According to the headlines, technology is almost always “disruptive.” New technology–be it hardware or software–will upend industries and change the way everyday people live their lives. Behind the lofty claims, the details of how this will happen are more opaque. Autonomous vehicles are one area in which much work remains before lofty goals become a reality. Before cars begin to take the wheel back from their drivers, years of testing and security protocols need to be developed and completed, even as other companies work to develop the chips and other hardware needed. Inside Secure is one company providing technology to help lay a strong foundation for digital automotive security.
Inside Secure has been working to protect consumer transactions, identity, content, applications, and communications. Now, after a new deal with Kalray, a company building processors for new intelligent systems, it is poised to see its technology put to use to improve the security of the next generation of autonomous cars. The deal highlights how much car manufacturing has changed recently and how different it may look five years from now.
“One of the buzzwords right now is automotive security. Automotive security up until three years ago meant the car key.
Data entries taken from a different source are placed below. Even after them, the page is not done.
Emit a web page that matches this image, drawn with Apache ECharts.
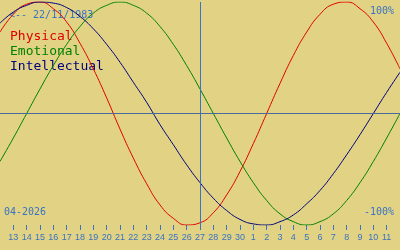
<!DOCTYPE html>
<html><head><meta charset="utf-8">
<script src="https://cdn.jsdelivr.net/npm/echarts@6/dist/echarts.min.js"></script>
<style>html,body{margin:0;padding:0;background:#e1d383;}#c{width:400px;height:250px;}</style>
</head><body><div id="c"></div>
<script>
const dayLabels = ['12','13','14','15','16','17','18','19','20','21','22','23','24','25','26','27','28','29','30','1','2','3','4','5','6','7','8','9','10','11','12'];
const physical = [0.73,0.89,0.98,1.00,0.94,0.82,0.63,0.40,0.14,-0.14,-0.40,-0.63,-0.82,-0.94,-1.00,-0.98,-0.89,-0.73,-0.52,-0.27,0,0.27,0.52,0.73,0.89,0.98,1.00,0.94,0.82,0.63,0.40];
const emotional = [-0.43,-0.22,0,0.22,0.43,0.62,0.78,0.90,0.97,1.00,0.97,0.90,0.78,0.62,0.43,0.22,0,-0.22,-0.43,-0.62,-0.78,-0.90,-0.97,-1.00,-0.97,-0.90,-0.78,-0.62,-0.43,-0.22,0];
const intellectual = [0.81,0.91,0.97,1.00,0.99,0.95,0.87,0.76,0.62,0.46,0.28,0.10,-0.10,-0.28,-0.46,-0.62,-0.76,-0.87,-0.95,-0.99,-1.00,-0.97,-0.91,-0.81,-0.69,-0.54,-0.37,-0.19,0,0.19,0.37];
const todayIndex = 15;
const birthText = '<-- 22/11/1983';
const monthText = '04-2026';
const names = ['Physical','Emotional','Intellectual'];
const colors = ['#e00000','#008000','#000080'];
const blue = '#3a72c4';
const mono = '"DejaVu Sans Mono", monospace';
const inner = (i) => i > 0 && i < dayLabels.length - 1;

const chart = echarts.init(document.getElementById('c'), null, {renderer:'canvas'});
chart.setOption({
  backgroundColor: '#e1d383',
  animation: false,
  grid: {left: 0, right: 0, top: 2, bottom: 25, containLabel: false, outerBoundsMode: 'none'},
  xAxis: {
    type: 'category', data: dayLabels, boundaryGap: false,
    axisLine: {show: false, onZero: false},
    axisTick: {show: true, length: 5, interval: inner, lineStyle: {color: blue, width: 1}},
    axisLabel: {show: true, interval: inner, hideOverlap: false, color: blue, fontSize: 9, fontFamily: '"Liberation Sans", Arial, sans-serif', margin: 8},
    splitLine: {show: false}
  },
  yAxis: {type: 'value', min: -1, max: 1, show: false, splitLine: {show: false}},
  series: [
    {name: names[0], type: 'line', data: physical, smooth: true, symbol: 'none', lineStyle: {color: colors[0], width: 1},
     markLine: {silent: true, symbol: 'none', label: {show: false},
       data: [{xAxis: todayIndex, lineStyle: {color: blue, width: 1, type: 'solid'}},
              {yAxis: 0, lineStyle: {color: '#4a6a9c', width: 1, type: 'solid'}}]}},
    {name: names[1], type: 'line', data: emotional, smooth: true, symbol: 'none', lineStyle: {color: colors[1], width: 1}},
    {name: names[2], type: 'line', data: intellectual, smooth: true, symbol: 'none', lineStyle: {color: colors[2], width: 1}}
  ],
  graphic: [
    {type: 'text', left: 9, top: 10, style: {text: birthText, fill: blue, font: '10px ' + mono}},
    {type: 'text', left: 10, top: 30, style: {text: names[0], fill: colors[0], font: '13px ' + mono}},
    {type: 'text', left: 10, top: 45, style: {text: names[1], fill: colors[1], font: '13px ' + mono}},
    {type: 'text', left: 10, top: 60, style: {text: names[2], fill: colors[2], font: '13px ' + mono}},
    {type: 'text', right: 6, top: 6, style: {text: '100%', fill: blue, font: '10px ' + mono}},
    {type: 'text', right: 6, top: 207, style: {text: '-100%', fill: blue, font: '10px ' + mono}},
    {type: 'text', left: 4, top: 207, style: {text: monthText, fill: blue, font: '10px ' + mono}}
  ]
});
</script></body></html>
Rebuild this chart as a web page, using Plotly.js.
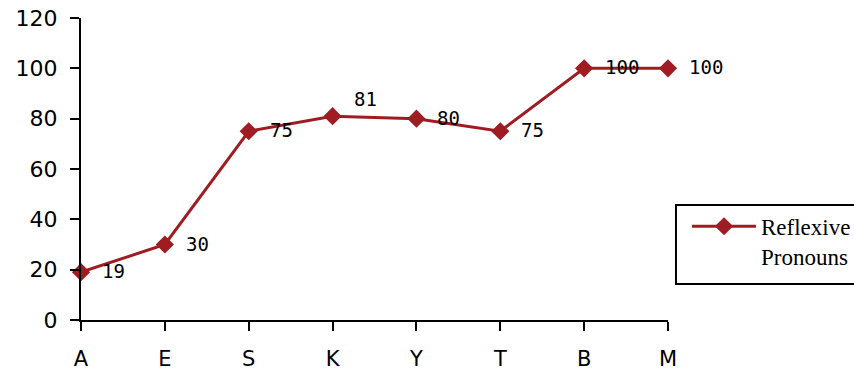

One of the biggest drivers for enhanced security today is the basic fact that vehicles today are connected to the internet, in many cases across all the systems in the car,” Simon Blake-Wilson, COO at Inside Secure, told InsideSources.
As more and more cars come equipped with technology that allows them to connect to the internet, navigate, and potentially download software updates or even make purchases, the need for security is becoming ever more important. Inside Secure will provide security components that can be embedded into computer chips in order to increase the security of the system.
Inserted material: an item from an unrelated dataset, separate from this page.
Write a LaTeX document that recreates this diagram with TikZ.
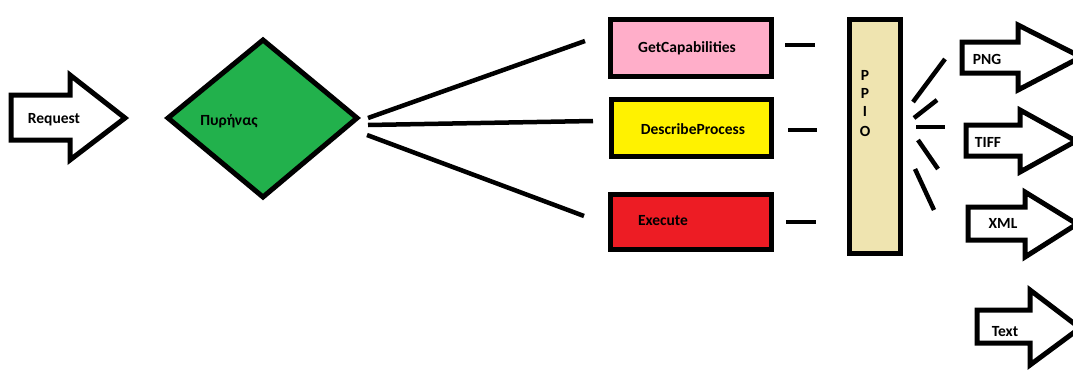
\documentclass[tikz,border=0pt]{standalone}
\usepackage{fontspec}
\setmainfont{Carlito}
\definecolor{kgreen}{HTML}{22B14C}
\definecolor{kpink}{HTML}{FFAEC9}
\definecolor{kyellow}{HTML}{FFF200}
\definecolor{kred}{HTML}{ED1C24}
\definecolor{ktan}{HTML}{EFE4B0}
\begin{document}
\begin{tikzpicture}[x=1pt,y=-1pt,
  shp/.style={draw=black,line width=5pt,line join=miter},
  boxn/.style={draw=black,line width=5pt,inner sep=0pt},
  ln/.style={draw=black,line width=4.5pt},
  lbl/.style={font=\fontsize{15.5}{17}\selectfont\bfseries,inner sep=0pt}]
\useasboundingbox (0,0) rectangle (1073,372);
\clip (0,0) rectangle (1073,372);

% Request arrow
\draw[shp,fill=white] (11,95) -- (70,95) -- (70,75) -- (125,118) -- (70,160) -- (70,140) -- (11,140) -- cycle;
\node[lbl] (req) at (54,120) {Request};

% kernel diamond
\draw[shp,fill=kgreen] (168,118) -- (263,40) -- (357,118) -- (263,197) -- cycle;
\node[lbl] (kern) at (229,121) {Πυρήνας};

% operation boxes
\node[boxn,fill=kpink,minimum width=161pt,minimum height=57pt] (gc) at (690.5,47.5) {};
\node[lbl] at (687,48) {GetCapabilities};
\node[boxn,fill=kyellow,minimum width=160pt,minimum height=57pt] (dp) at (691,127.5) {};
\node[lbl] at (693,129) {DescribeProcess};
\node[boxn,fill=kred,minimum width=161pt,minimum height=55pt] (ex) at (690.5,221.5) {};
\node[lbl] at (663,221) {Execute};

% PPIO
\node[boxn,fill=ktan,minimum width=51pt,minimum height=234pt] (ppio) at (874.5,136) {};
\node[lbl] at (865,75) {P};
\node[lbl] at (865,93) {P};
\node[lbl] at (865,111) {I};
\node[lbl] at (865,131) {O};

% fan lines from kernel
\coordinate (k1) at (368,118); \coordinate (g1) at (585,41);
\coordinate (k2) at (368,125); \coordinate (d1) at (593,121);
\coordinate (k3) at (367,135); \coordinate (e1) at (584,216);
\draw[ln] (k1) -- (g1);
\draw[ln] (k2) -- (d1);
\draw[ln] (k3) -- (e1);

% short dashes
\coordinate (a1) at (785,45); \coordinate (a2) at (815,45);
\coordinate (b1) at (788,130); \coordinate (b2) at (817,130);
\coordinate (c1) at (786,222); \coordinate (c2) at (816,222);
\draw[ln] (a1) -- (a2);
\draw[ln] (b1) -- (b2);
\draw[ln] (c1) -- (c2);

% lines from PPIO
\coordinate (p1a) at (913,102); \coordinate (p1b) at (945,59);
\coordinate (p2a) at (914,118); \coordinate (p2b) at (937,100);
\coordinate (p3a) at (916,127); \coordinate (p3b) at (945,127);
\coordinate (p4a) at (918,140); \coordinate (p4b) at (938,169);
\coordinate (p5a) at (915,169); \coordinate (p5b) at (934,210);
\draw[ln] (p1a) -- (p1b);
\draw[ln] (p2a) -- (p2b);
\draw[ln] (p3a) -- (p3b);
\draw[ln] (p4a) -- (p4b);
\draw[ln] (p5a) -- (p5b);

% output arrows
\draw[shp,fill=white] (962,42) -- (1018,42) -- (1018,25) -- (1081,57) -- (1018,90) -- (1018,73) -- (962,73) -- cycle;
\node[lbl] (png) at (987,59) {PNG};
\draw[shp,fill=white] (966,125) -- (1020,125) -- (1020,110) -- (1076,141) -- (1020,172) -- (1020,156) -- (966,156) -- cycle;
\node[lbl] (tiff) at (988,142) {TIFF};
\draw[shp,fill=white] (968,207) -- (1025,207) -- (1025,192) -- (1077,224) -- (1025,257) -- (1025,240) -- (968,240) -- cycle;
\node[lbl] (xml) at (1003,223) {XML};
\draw[shp,fill=white] (977,310) -- (1030,310) -- (1030,290) -- (1080,328) -- (1030,365) -- (1030,343) -- (977,343) -- cycle;
\node[lbl] (txt) at (1005,332) {Text};
\end{tikzpicture}
\end{document}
Shifting security to the chip level takes longer. However, the security advantage of this “Root of Trust” (RoT) system, is that user identities and keys are embedded into the chip, allowing them to be stored more securely.
“It takes ten times as long to make a chip as software,” says Blake-Wilson.
This can be a disadvantage for automakers who are rushing to deploy new technology and to get new features to market quickly. At the same time, this type of system is much more difficult to hack, a clear security advantage.
In theory, the new partnership between Inside Secure and Kalray could result in more highly secure computer chips that are used in a variety of new cars. Bringing this dream to market, though, will likely take a shift in how manufacturers approach security.
“If you look at it from an industry perspective, one of the biggest differences is that we have a bunch of car makers and car suppliers who really have been more parts focused rather than computer focused,” said Blake-Wilson. “I think on the one hand, the potential severity of attacks is unusual. What you see is demonstrations of people looking at autonomous vehicles remotely over the internet and taking control of the vehicle, breaking into a car, etc.”
“I think just the cultural shift required within the automotive industry is a second challenge. Car makers simply culturally aren’t set up [the way software companies are] and have a long tradition of looking at the world differently than they need to think about it,” he continued.
Right now, there is also little regulatory pressure to make manufacturers seek out security innovation. From the regulation side, Blake-Wilson says a challenge exists as well. Given how quickly development is occcuring in the space, attempting to prescribe a solution through regulation could be just as counter-productive or harmful as a failure to adequately legislate.
Additionally, the industry needs to determine how to work with potentially contradictory regulations in different parts of the world. The contemporary automotive industry is a global industry. A vehicle can easily be designed in one country, manufactured in another, and sold in a third. Over the years, manufacturers have learned how to design cars to fit the physical safety requirements of the various markets. When it comes to web security, however, the rule book remains to be written.